Stand back and admire.
TANK AND PLUMBING
- Flush and clean out tank prior to start.
- We begin the plumbing while the tank is on the ground for ease of access.
- Determine where the inlet on the top of the tank is to be and cut an 80mm hole. Insert an 80mm round dropper from the inside of the tank note- trim about 8-10mm off the dropper, this will give a better fit when attaching the adapter. Drill 3mm holes through the tank and dropper flange in the corners making sure you are not too close to any edge. Fix in place with the stainless steel screws.
- Using the 80/65 adapter apply Marley cement around the dropper where it comes through the tank and to the adapter. Fit the adaptor over the dropper applying pressure from both sides.
- Repeat this procedure for the overflow on a side of the tank, near the top.
- The vent can now be fitted by drilling a hole in the tank and fitting the Marley vent. We made our own vent but at the end of the day it is simpler to just buy the vent.
- Lift the tank onto the platform.
- Secure by wrapping a sws600strap around the wire cage and pallet rail and nail off onto the bearer. Do this in at least 4 locations (for earthquake stability).
- At the rainhead where the rain water discharges from the gutter remove the existing downpipe.
- Fix the leaf eater (leaf filter) under the rainhead dropper and fix to the fascia with 2 stainless steel screws.

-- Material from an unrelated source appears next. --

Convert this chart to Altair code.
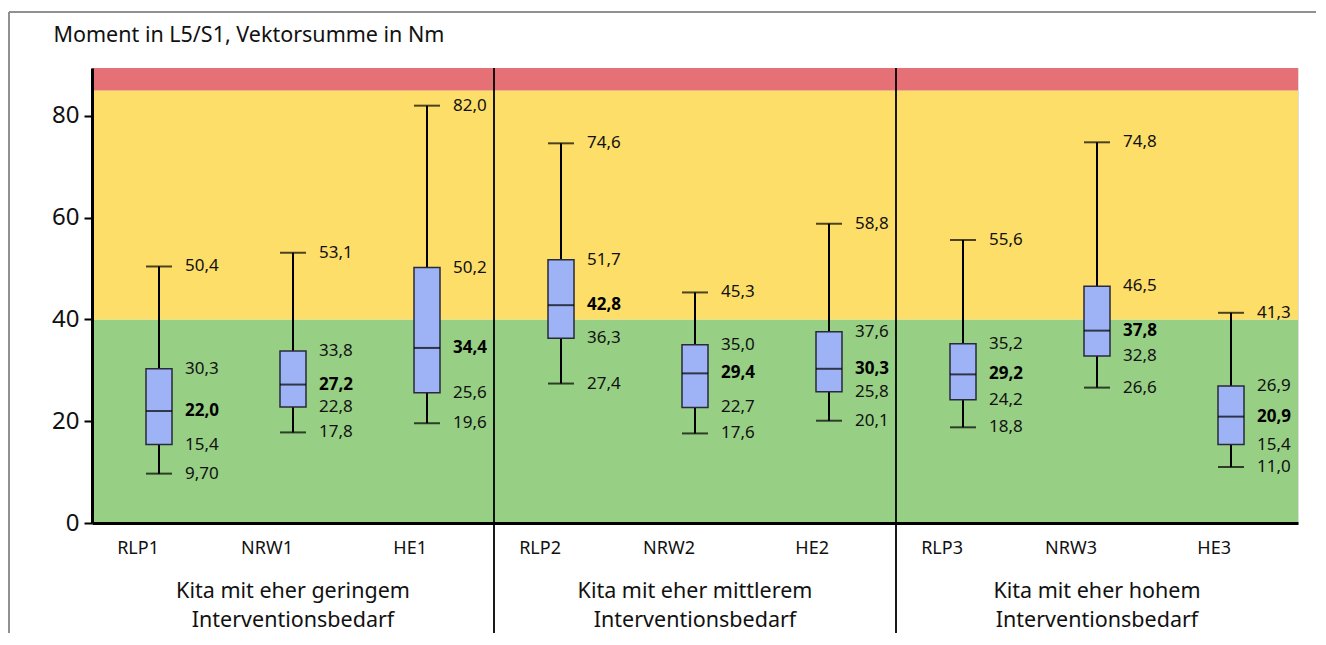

- Using a selection of socket bends and 65mm pipe fix a run from the leaf eater to the inlet of the tank. In our case from the leaf eater we used an 80/65 adapter, small 65mm pipe spacer to 88 socket bend to a length of 65mm pipe to another 88 socket bend and a length of pipe to the inlet. If the run to the tank is long attach a support bracket as necessary. We dry fitted everything and left it like that but you could cement the joins if you like (but leaving it dry fitted eases future changes).
- A useful addition is to install a first flush diverter. While this is not necessary if the water is only for non-potable uses such as the garden and toilet-flushing, it will be helpful in emergency situations when the mains water supply is not functioning.

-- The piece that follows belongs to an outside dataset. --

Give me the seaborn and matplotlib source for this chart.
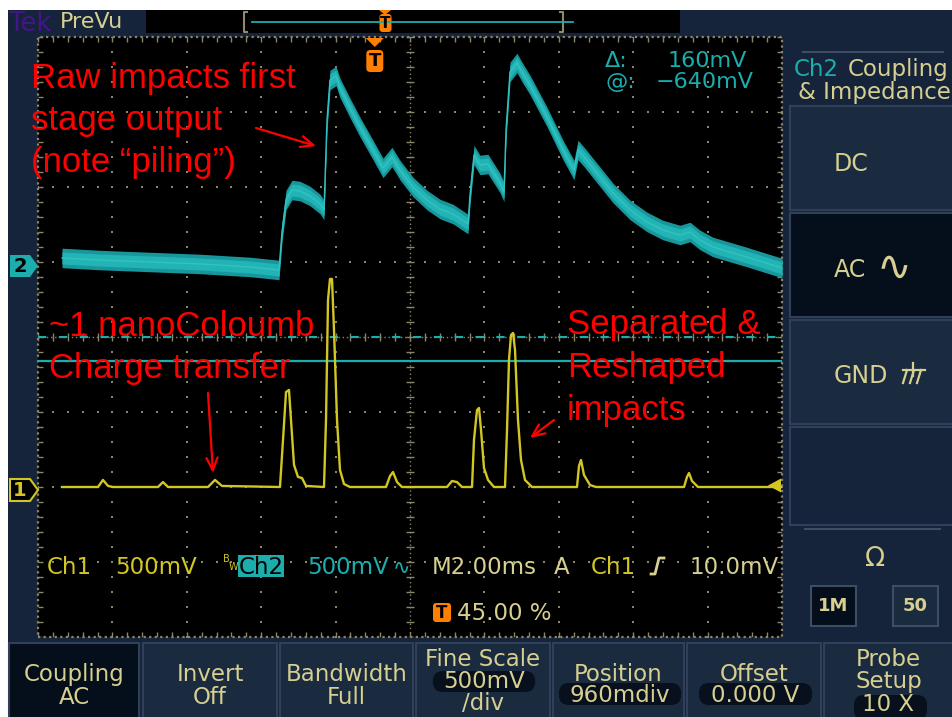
import numpy as np
import pandas as pd
import matplotlib
matplotlib.use("Agg")
import matplotlib.pyplot as plt
import seaborn as sns
from matplotlib.patches import Rectangle, FancyBboxPatch, Polygon, FancyArrowPatch
from matplotlib.collections import LineCollection

# ---------------- acquisition settings ----------------
time_per_div_ms = 2.0
ch1_volts_per_div = 0.5
ch2_volts_per_div = 0.5
ch1_position_div = -2.0
ch2_position_div = 0.96
trigger_position_pct = 45.0
trigger_level_v = 0.010
cursor_a_v = -0.48
cursor_b_v = -0.64

# ---------------- Ch1: separated & reshaped pulses ----------------
ch1_time_ms = [0.645, 1.613, 1.747, 1.882, 2.016, 3.226, 3.360, 3.495, 4.570, 4.758, 4.946,
               6.505, 6.586, 6.667, 6.747, 6.801, 6.882, 6.989, 7.097, 7.204,
               7.688, 7.742, 7.796, 7.849, 7.903, 7.957, 8.038, 8.118, 8.226, 8.387,
               9.355, 9.462, 9.543, 9.651, 9.785,
               10.995, 11.129, 11.263, 11.398,
               11.667, 11.720, 11.801, 11.855, 11.909, 11.989, 12.097, 12.258,
               12.554, 12.608, 12.661, 12.715, 12.769, 12.823, 12.903, 12.984, 13.091, 13.280,
               14.489, 14.543, 14.597, 14.677, 14.839, 15.000,
               17.366, 17.446, 17.500, 17.581, 17.742,
               20.0]
ch1_volts = [0, 0, 0.047, 0.007, 0, 0, 0.033, 0, 0, 0.047, 0.007,
             0, 0.313, 0.633, 0.647, 0.447, 0.147, 0.067, 0.060, 0.007,
             0, 0.447, 1.247, 1.387, 1.387, 1.047, 0.447, 0.113, 0.020, 0,
             0, 0.073, 0.100, 0.033, 0,
             0, 0.040, 0.033, 0,
             0, 0.313, 0.513, 0.527, 0.380, 0.127, 0.047, 0,
             0, 0.380, 0.847, 1.013, 1.027, 0.913, 0.447, 0.180, 0.047, 0,
             0, 0.140, 0.180, 0.080, 0.013, 0,
             0, 0.067, 0.093, 0.040, 0,
             0]

# ---------------- Ch2: raw first stage output (band centre) ----------------
ch2_time_ms = [0.645, 1.667, 3.011, 4.355, 5.699, 6.478, 6.559, 6.667, 6.828, 7.043, 7.312, 7.581, 7.688,
               7.715, 7.769, 7.849, 8.011, 8.118, 8.387, 8.656, 9.005, 9.274, 9.516, 9.731, 10.081,
               10.457, 10.806, 11.156, 11.559,
               11.613, 11.720, 11.882, 12.097, 12.419, 12.527,
               12.581, 12.688, 12.876, 13.011, 13.226, 13.683, 14.113, 14.409, 14.516, 14.704, 15.027,
               15.457, 15.914, 16.371, 16.801, 17.258, 17.527, 17.796, 18.145, 19.059, 20.0]
ch2_volts = [0.047, 0.033, 0.020, 0.007, -0.013, -0.033, 0.220, 0.433, 0.500, 0.493, 0.460, 0.407, 0.367,
             0.567, 0.967, 1.233, 1.260, 1.180, 1.047, 0.920, 0.767, 0.647, 0.720, 0.633, 0.520,
             0.433, 0.373, 0.340, 0.273,
             0.467, 0.733, 0.667, 0.673, 0.547, 0.487,
             0.900, 1.287, 1.347, 1.287, 1.200, 0.987, 0.767, 0.633, 0.767, 0.713, 0.613,
             0.480, 0.367, 0.287, 0.233, 0.200, 0.220, 0.167, 0.120, 0.053, -0.020]
ch2_noise_core_v = 0.04
ch2_noise_peak_v = 0.065

# ---------------- colours ----------------
NAVY = "#15243a"
BTN = "#1a2a3f"
BTN_EDGE = "#2f4058"
BTN_SEL = "#050e1b"
KHAKI = "#d6cf90"
CYAN = "#1cadad"
CYAN_EDGE = "#17979c"
CYAN_CORE = "#22b4b4"
CYAN_HI = "#32c2c2"
YELLOW = "#d2c623"
ORANGE = "#ff7f00"
GRID = "#8b866a"
RED = "#ff0000"

W, H = 953, 717
fig = plt.figure(figsize=(W / 100, H / 100), dpi=100, facecolor="white")

# background chrome in pixel coordinates
bg = fig.add_axes([0, 0, 1, 1], zorder=0)
bg.set_xlim(0, W)
bg.set_ylim(H, 0)
bg.axis("off")

bg.add_patch(Rectangle((8, 10), W - 8, H - 10, fc=NAVY, ec="none"))
bg.add_patch(Rectangle((146, 10), 534, 23, fc="black", ec="none"))

# right-hand side menu
bg.plot([803, 943], [52, 52], color="#3d4d62", lw=1.5)
for y0, h, fc in [(106, 104, BTN), (213, 104, BTN_SEL), (320, 104, BTN), (427, 98, NAVY)]:
    bg.add_patch(Rectangle((790, y0), 163, h, fc=fc, ec=BTN_EDGE, lw=1.5))
bg.plot([805, 940], [529, 529], color="#3d4d62", lw=1.5)
bg.add_patch(Rectangle((811, 586), 45, 40, fc=BTN_SEL, ec="#3d4d62", lw=1.5))
bg.add_patch(Rectangle((893, 586), 45, 40, fc=BTN, ec="#3d4d62", lw=1.5))

# bottom menu
bottom_buttons = [(9, 139), (143, 277), (280, 413), (416, 550), (553, 684), (687, 821), (824, 953)]
for i, (x0, x1) in enumerate(bottom_buttons):
    bg.add_patch(Rectangle((x0, 643), x1 - x0, 80, fc=BTN_SEL if i == 0 else BTN,
                           ec=BTN_EDGE, lw=1.5))
for (x0, y0, x1, y1) in [(433, 671, 535, 692), (559, 683, 681, 705), (699, 683, 812, 705), (854, 695, 927, 720)]:
    bg.add_patch(FancyBboxPatch((x0, y0), x1 - x0, y1 - y0,
                                boxstyle="round,pad=0,rounding_size=10", fc="#07101c", ec="none"))

# ---------------- graticule ----------------
ax = fig.add_axes([38 / W, (H - 637) / H, 744 / W, 600 / H], zorder=2)
ax.set_facecolor("black")
ax.set_xlim(0, 10)
ax.set_ylim(-4, 4)
for s in ax.spines.values():
    s.set_visible(False)
ax.set_xticks([])
ax.set_yticks([])

minor_x = np.round(np.arange(0, 10.001, 0.2), 3)
minor_y = np.round(np.arange(-4, 4.001, 0.2), 3)
gx_pts, gy_pts = [], []
for gx in range(1, 10):
    if gx == 5:
        continue
    gx_pts += [gx] * len(minor_y)
    gy_pts += list(minor_y)
for gy in range(-3, 4):
    if gy == 0:
        continue
    gx_pts += list(minor_x)
    gy_pts += [gy] * len(minor_x)
ax.plot(gx_pts, gy_pts, ls="none", marker="s", ms=1.5, mew=0, color=GRID, zorder=1)

# centre cross and frame: fine dotted lines with minor ticks
ax.plot([5, 5], [-4, 4], ls=(0, (1, 2)), lw=1, color=GRID, zorder=1)
ax.plot([0, 10], [0, 0], ls=(0, (1, 2)), lw=1, color=GRID, zorder=1)
ax.plot([0, 10, 10, 0, 0], [-4, -4, 4, 4, -4], ls=(0, (1, 1.5)), lw=1.6, color=GRID, zorder=1,
        clip_on=False)
segs = []
for my in minor_y:
    segs.append([(5 - 0.05, my), (5 + 0.05, my)])
    segs.append([(0, my), (0.07, my)])
    segs.append([(10 - 0.07, my), (10, my)])
for mx in minor_x:
    segs.append([(mx, -0.05), (mx, 0.05)])
    segs.append([(mx, 4), (mx, 4 - 0.07)])
    segs.append([(mx, -4), (mx, -4 + 0.07)])
ax.add_collection(LineCollection(segs, colors=GRID, linewidths=1, zorder=1))

# cursors on Ch2
cur_a = cursor_a_v / ch2_volts_per_div + ch2_position_div
cur_b = cursor_b_v / ch2_volts_per_div + ch2_position_div
ax.axhline(cur_a, color=CYAN, lw=1.5, ls=(0, (4, 6)), zorder=2)
ax.axhline(cur_b, color=CYAN, lw=1.6, zorder=2)

# ---------------- traces ----------------
ch2 = pd.DataFrame({
    "t_div": np.array(ch2_time_ms) / time_per_div_ms,
    "y_div": np.array(ch2_volts) / ch2_volts_per_div + ch2_position_div,
})
core = ch2_noise_core_v / ch2_volts_per_div
peak = ch2_noise_peak_v / ch2_volts_per_div
ax.fill_between(ch2["t_div"], ch2["y_div"] - peak, ch2["y_div"] + peak, color=CYAN_EDGE,
                lw=0, zorder=3)
ax.fill_between(ch2["t_div"], ch2["y_div"] - core, ch2["y_div"] + core, color=CYAN_CORE,
                lw=0, zorder=3)
sns.lineplot(data=ch2, x="t_div", y="y_div", ax=ax, color=CYAN_HI, lw=1.0,
             estimator=None, sort=False, zorder=4)

ch1 = pd.DataFrame({
    "t_div": np.array(ch1_time_ms) / time_per_div_ms,
    "y_div": np.array(ch1_volts) / ch1_volts_per_div + ch1_position_div,
})
sns.lineplot(data=ch1, x="t_div", y="y_div", ax=ax, color=YELLOW, lw=1.7,
             estimator=None, sort=False, zorder=5)
ax.set_xlabel("")
ax.set_ylabel("")
ax.set_xlim(0, 10)
ax.set_ylim(-4, 4)

# ---------------- overlay: readouts, markers, notes ----------------
ov = fig.add_axes([0, 0, 1, 1], zorder=5)
ov.set_xlim(0, W)
ov.set_ylim(H, 0)
ov.axis("off")
ov.patch.set_alpha(0)

SANS = "DejaVu Sans"


def txt(x, y, s, color=KHAKI, size=16.5, ha="left", va="baseline", **kw):
    ov.text(x, y, s, color=color, fontsize=size, ha=ha, va=va, family=SANS, **kw)


# top bar
txt(9, 31, "Tek", color="#431588", size=18.5)
txt(60, 28, "PreVu", size=16)
ov.plot([247, 244, 244, 247], [12, 12, 32, 32], color="#8f8a6a", lw=1.5)
ov.plot([560, 563, 563, 560], [12, 12, 32, 32], color="#8f8a6a", lw=1.5)
ov.plot([252, 573], [22, 22], color=CYAN, lw=1.3)
ov.add_patch(Polygon([(379, 10), (391, 10), (385, 15)], closed=True, fc=ORANGE, ec="none"))
ov.add_patch(FancyBboxPatch((379.5, 14), 12, 18, boxstyle="round,pad=0,rounding_size=3",
                            fc=ORANGE, ec="none"))
txt(385.5, 23.5, "T", color="black", size=11, ha="center", va="center", weight="bold")

# trigger position marker
trig_x = 38 + 744 * trigger_position_pct / 100 + 2
ov.add_patch(Polygon([(trig_x - 9, 38), (trig_x + 9, 38), (trig_x, 47)], closed=True,
                     fc=ORANGE, ec="none"))
ov.add_patch(FancyBboxPatch((trig_x - 8.5, 50), 17, 22, boxstyle="round,pad=0,rounding_size=4",
                            fc=ORANGE, ec="none"))
txt(trig_x, 61, "T", color="black", size=13, ha="center", va="center", weight="bold")

# channel markers
ov.add_patch(Polygon([(10, 255), (30, 255), (38, 266), (30, 277), (10, 277)], closed=True,
                     fc=CYAN, ec="none"))
txt(20, 266, "2", color="black", size=14, ha="center", va="center", weight="bold")
ov.add_patch(Polygon([(10, 479), (30, 479), (38, 490), (30, 501), (10, 501)], closed=True,
                     fc="black", ec=YELLOW, lw=1.5))
txt(20, 490, "1", color=YELLOW, size=14, ha="center", va="center", weight="bold")
trig_y = 637 - 75 * (4 + trigger_level_v / ch1_volts_per_div + ch1_position_div)
ov.add_patch(Polygon([(768, trig_y), (781, trig_y - 7), (781, trig_y + 7)], closed=True,
                     fc=YELLOW, ec="none"))

# cursor readout
txt(605, 67, "Δ:", color=CYAN, size=16)
txt(668, 67, "160mV", color=CYAN, size=16)
txt(606, 88, "@:", color=CYAN, size=16)
txt(656, 88, "−640mV", color=CYAN, size=16)

# status line
txt(47, 574, "Ch1", color=YELLOW)
txt(115, 574, "500mV", color=YELLOW)
txt(223, 562, "B", color=YELLOW, size=7)
txt(229, 570, "W", color=YELLOW, size=7)
ov.add_patch(Rectangle((238, 555), 46, 22, fc=CYAN, ec="none"))
txt(261, 574, "Ch2", color="black", ha="center")
txt(307, 574, "500mV", color=CYAN)
txt(393, 574, "∿", color=CYAN, size=15)
txt(432, 574, "M2.00ms", color=KHAKI)
txt(554, 574, "A", color=KHAKI)
txt(591, 574, "Ch1", color=YELLOW)
ov.plot([651, 655, 659, 664], [574, 574, 558, 558], color=KHAKI, lw=2)
txt(689, 574, "10.0mV", color=KHAKI)
ov.add_patch(FancyBboxPatch((433, 603), 18, 19, boxstyle="round,pad=0,rounding_size=3",
                            fc=ORANGE, ec="none"))
txt(442, 613, "T", color="black", size=12, ha="center", va="center", weight="bold")
txt(457, 620, "45.00 %", color=KHAKI)

# right menu text
txt(794, 76, "Ch2", color=CYAN, size=16.5)
txt(848, 76, "Coupling", color=KHAKI, size=16.5)
txt(798, 99, "& Impedance", color=KHAKI, size=16.5)
txt(834, 171, "DC", size=17)
txt(834, 277, "AC", size=17)
txt(894, 268, "∿", size=30, ha="center", va="center")
txt(834, 383, "GND", size=17)
ov.plot([913, 913], [363, 376], color=KHAKI, lw=1.6)
ov.plot([903, 925], [370, 370], color=KHAKI, lw=1.6)
for hx in (907, 914, 921):
    ov.plot([hx, hx - 4], [370, 383], color=KHAKI, lw=1.6)
txt(875, 566, "Ω", size=19, ha="center")
txt(833.5, 606, "1M", size=13, ha="center", va="center", weight="bold")
txt(915.5, 606, "50", size=13, ha="center", va="center", weight="bold")

# bottom menu text
centres = [(a + b) / 2 for a, b in bottom_buttons]
two_line = [(0, "Coupling", "AC"), (1, "Invert", "Off"), (2, "Bandwidth", "Full")]
for i, a, b in two_line:
    txt(centres[i], 681, a, ha="center")
    txt(centres[i], 704, b, ha="center")
txt(centres[3], 666, "Fine Scale", ha="center")
txt(centres[3] + 1, 688, "500mV", ha="center")
txt(centres[3], 710, "/div", ha="center")
txt(centres[4], 681, "Position", ha="center")
txt(centres[4] + 1, 702, "960mdiv", ha="center")
txt(centres[5], 681, "Offset", ha="center")
txt(centres[5] + 1, 702, "0.000 V", ha="center")
txt(centres[6], 666, "Probe", ha="center")
txt(centres[6], 688, "Setup", ha="center")
txt(centres[6], 711, "10 X", ha="center")

# red notes
note = dict(color=RED, fontsize=25, family="Liberation Sans", ha="left", va="baseline")
for y, s in [(88, "Raw impacts first"), (130, "stage output"), (172, "(note “piling”)")]:
    ov.text(31, y, s, **note)
for y, s in [(336, "~1 nanoColoumb"), (378, "Charge transfer")]:
    ov.text(49, y, s, **note)
for y, s in [(334, "Separated &"), (377, "Reshaped"), (420, "impacts")]:
    ov.text(567, y, s, **note)
for (x0, y0), (x1, y1) in [((256, 128), (316, 146)), ((208, 393), (213, 473)),
                           ((554, 420), (530, 438))]:
    ov.add_patch(FancyArrowPatch((x0, y0), (x1, y1), arrowstyle="->,head_length=9,head_width=4",
                                 color=RED, lw=1.6, shrinkA=0, shrinkB=0))

fig.savefig("out.png", dpi=100, facecolor="white")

- The overflow is fitted the same way. We used a small 65mm spacer pipe to an 88 socket bend to a length of pipe to another 88 socket bend to the existing downpipe which discharged to the city stormwater system. Secure as necessary.

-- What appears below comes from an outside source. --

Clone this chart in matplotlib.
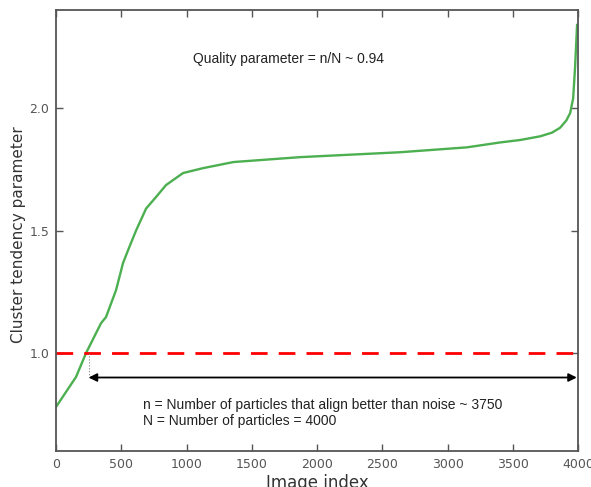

- Next take the cap and drill a 30mm hole through the centre and install the 19mm tub outlet and place cap back on the tank.
- Using small joining pieces of 19mm tubing attach to tub outlet 19mm elbow to 19mm in line valve to 19mm filter. The filter is required to ensure the water to the drip irrigation is clean of particles. Run 19mm tubing to garden and attach to selected drip irrigation. We are using drip irrigation tubing supplied by Megason Irrigation. It’s a tube with a very sophisticated hole - it filters and maintains equal pressure at the beginning and end of the run. At a later date a grid and valve system will feed each of the garden plots.
This completes the installation of a 1000ltr garden watering system. These instructional directions, diagrams, material lists and photos will get the DIY’er up and watering.
NOW wait for the next decent rain and marvel at how quickly the tank fills and how much water can actually be collected and used more efficiently thus taking a load off the existing infrastructure. Its simple, efficient and feels good. Have fun and GO DO IT.